Anderson-Thomson had been told that Soviet planes were circling the polar cap several days leading up to the invasion, but their exact time of attack was unknown. It came mid-afternoon on Friday, Feb 25, a clear, crisp -40 day.

First, bursts of rifle fire from burrs of snow around the edge of the airport. Then the “Royal Yellowknife Airforce” — three bush planes manned by World War II pilots — began dive bombing.  

 “A local aircraft was used by the Canadian Rangers to drop home-made bombs (chimney soot in paper bags) on the enemy. This aircraft operated with more gallantry than would have been possible for long in real operations.”

“Led by squadron leader “Rowdy” Rutherford, they bored in in-line ahead and dropped their bombs, right in the middle of the Van Doos,” wrote Anderson-Thomson. “What a mess the poor devils were in, lamp-black all over them and on everything they touched!… A diabolical thing to do but all is fair in love and war, and we wanted to put some life in the exercise.”

“While live bombs and live bullets are the only real deciding factors, the umpires on both sides agreed that we had destroyed the invasion forces utterly and completely,” Anderson-Thomson added.

Writing his memoir 30 years on, Anderson-Thomson was surely remembering the victory through boast-tinted glasses. The military report makes no mention of dive-bombing Otters, and a 1955 Edmonton Journal article written by “General Staff Branch, HQ Western Command,” mentions one plane: “A local aircraft was used by the Canadian Rangers to drop home-made bombs (chimney soot in paper bags) on the enemy. This aircraft operated with more gallantry than would have been possible for long in real operations.”

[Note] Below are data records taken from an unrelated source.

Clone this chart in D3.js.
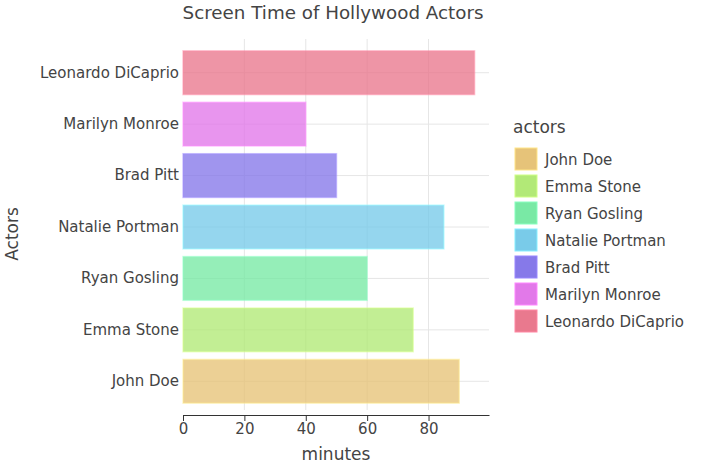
<!DOCTYPE html>
<html><head><meta charset="utf-8">
<script src="https://cdn.jsdelivr.net/npm/d3@7"></script>
<style>body{margin:0;background:#fff}svg{display:block}text{font-family:"DejaVu Sans",sans-serif;fill:#444}</style>
</head><body>
<svg id="c" width="705" height="470"></svg>
<script>
const actors = ["John Doe","Emma Stone","Ryan Gosling","Natalie Portman","Brad Pitt","Marilyn Monroe","Leonardo DiCaprio"];
const minutes = [90,75,60,85,50,40,95];
const colors = ["#e5c072","#aee870","#72e8a0","#72c8e8","#8072e8","#e072e8","#e87288"];
const xTicks = [0,20,40,60,80];

const svg = d3.select("#c");
const L=183, R=489, T=39, B=410;
const x = d3.scaleLinear().domain([0,99.7]).range([L,R]);
const y = d3.scaleBand().domain(actors.slice().reverse()).range([47,407]).paddingInner(0.15).paddingOuter(0.075);
const col = d3.scaleOrdinal().domain(actors).range(colors);

// grid
svg.append("g").selectAll("line").data(xTicks.slice(1)).join("line")
  .attr("x1",d=>x(d)).attr("x2",d=>x(d)).attr("y1",T).attr("y2",B)
  .attr("stroke","#e6e6e6").attr("stroke-width",1);
svg.append("g").selectAll("line").data(actors).join("line")
  .attr("x1",L).attr("x2",R).attr("y1",d=>y(d)+y.bandwidth()/2).attr("y2",d=>y(d)+y.bandwidth()/2)
  .attr("stroke","#e6e6e6").attr("stroke-width",1);

// bars
svg.append("g").selectAll("rect").data(actors).join("rect")
  .attr("x",x(0)).attr("y",d=>y(d))
  .attr("width",(d,i)=>x(minutes[i])-x(0)).attr("height",y.bandwidth())
  .attr("fill",d=>col(d)).attr("fill-opacity",0.75)
  .attr("stroke",d=>d3.color(col(d)).brighter(0.6)).attr("stroke-opacity",0.5).attr("stroke-width",1.5);

// x axis
const xa = svg.append("g").attr("transform",`translate(0,415)`)
  .call(d3.axisBottom(x).tickValues(xTicks).tickSize(6).tickSizeOuter(0).tickPadding(2));
xa.select(".domain").attr("stroke","#333").attr("stroke-width",1.2);
xa.selectAll(".tick line").attr("stroke","#333");
xa.selectAll("text").attr("font-size",15).attr("fill","#444").attr("font-family","DejaVu Sans");

// y labels
const ya = svg.append("g").attr("transform",`translate(${L},0)`)
  .call(d3.axisLeft(y).tickSize(0).tickPadding(4));
ya.select(".domain").remove();
ya.selectAll("text").attr("font-size",15).attr("fill","#444").attr("font-family","DejaVu Sans");

// titles
svg.append("text").attr("x",333).attr("y",19).attr("text-anchor","middle").attr("font-size",18.3).text("Screen Time of Hollywood Actors");
svg.append("text").attr("x",336).attr("y",460).attr("text-anchor","middle").attr("font-size",17).text("minutes");
svg.append("text").attr("transform","translate(18,234) rotate(-90)").attr("text-anchor","middle").attr("font-size",17).text("Actors");

// legend
const lg = svg.append("g");
lg.append("text").attr("x",513).attr("y",133).attr("font-size",17).text("actors");
const items = lg.selectAll("g").data(actors).join("g").attr("transform",(d,i)=>`translate(515,${148+i*27})`);
items.append("rect").attr("width",22).attr("height",22).attr("fill",d=>col(d)).attr("fill-opacity",0.95)
  .attr("stroke",d=>d3.color(col(d)).brighter(0.5)).attr("stroke-width",1);
items.append("text").attr("x",30).attr("y",16.5).attr("font-size",15).text(d=>d);
</script>
</body></html>
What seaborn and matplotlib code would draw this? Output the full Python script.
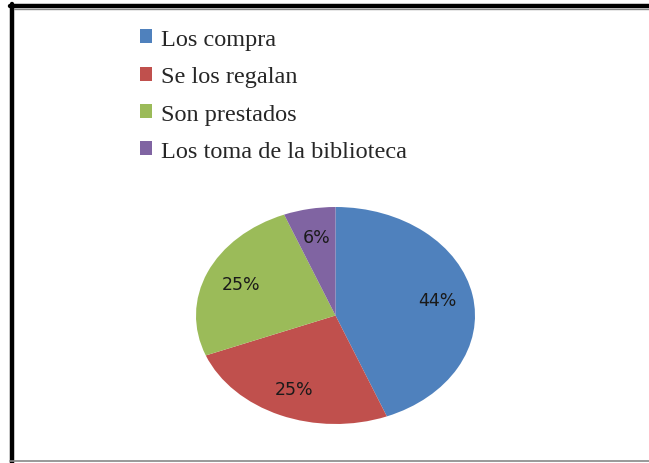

Still, the YK force clearly was effective. After the mock-Soviets set up camp, they set out to try to take Yellowknife and the fuel stocks stored in large drums on Jolliffe Island. The Yellowknife Airforce had been grounded by the umpires to level the playing field, but the defence force still managed to stop the advance along Airport Road. In fact they were so effective in picking off enemy troops that the umpires had to bend the rules to let “casualties” keep on playing so as to provide “effective enemy strength for exercise purposes” when the actual army arrived the next day. This “became most unrealistic for the Local Defence Force… [and the] rapid re-instating of exercise casualties was disheartening to the locals,” the military report notes. “This force worked extremely well, and would, in actual fact, have made life very difficult for an enemy lodgement of this size.”

Nighttime was a flurry of minor skirmishes, though most of the “activity was confined to listening, patrolling, harassing by fire and reporting.”

After another failed enemy attempt to push through to Yellowknife the following morning, the first wave of paratroopers arrived from Edmonton. Photos attached to the military report show the sky dotted with dozens of parachutes drifting down onto the frozen lake. Once the main force arrived, Anderson-Thomson’s forces played a diminished role while the actual army called in a series of airstrikes and trekked, via snowmobile, sled, ski and snowshoe, towards the airport. The rest of the Edmonton force arrived the next morning, and by late afternoon the airport had been surrounded and recaptured.

And so ended the Battle for Yellowknife, a Boy’s Own-style dress-rehearsal for a potentially horrific event that thankfully never came to pass. The whole thing is summed up best by Anderson-Thomson, making a reference to one of WWII’s most famous David-and-Goliath tales:

“It all sounds like a bit of school-boy pranks, but you should remember that a few ski-equipped Finnish troops with the guts to fight for their homes and families, with nothing but their rifles, had up and completely demoralized a whole division of Russian troops which had finally to be withdrawn.”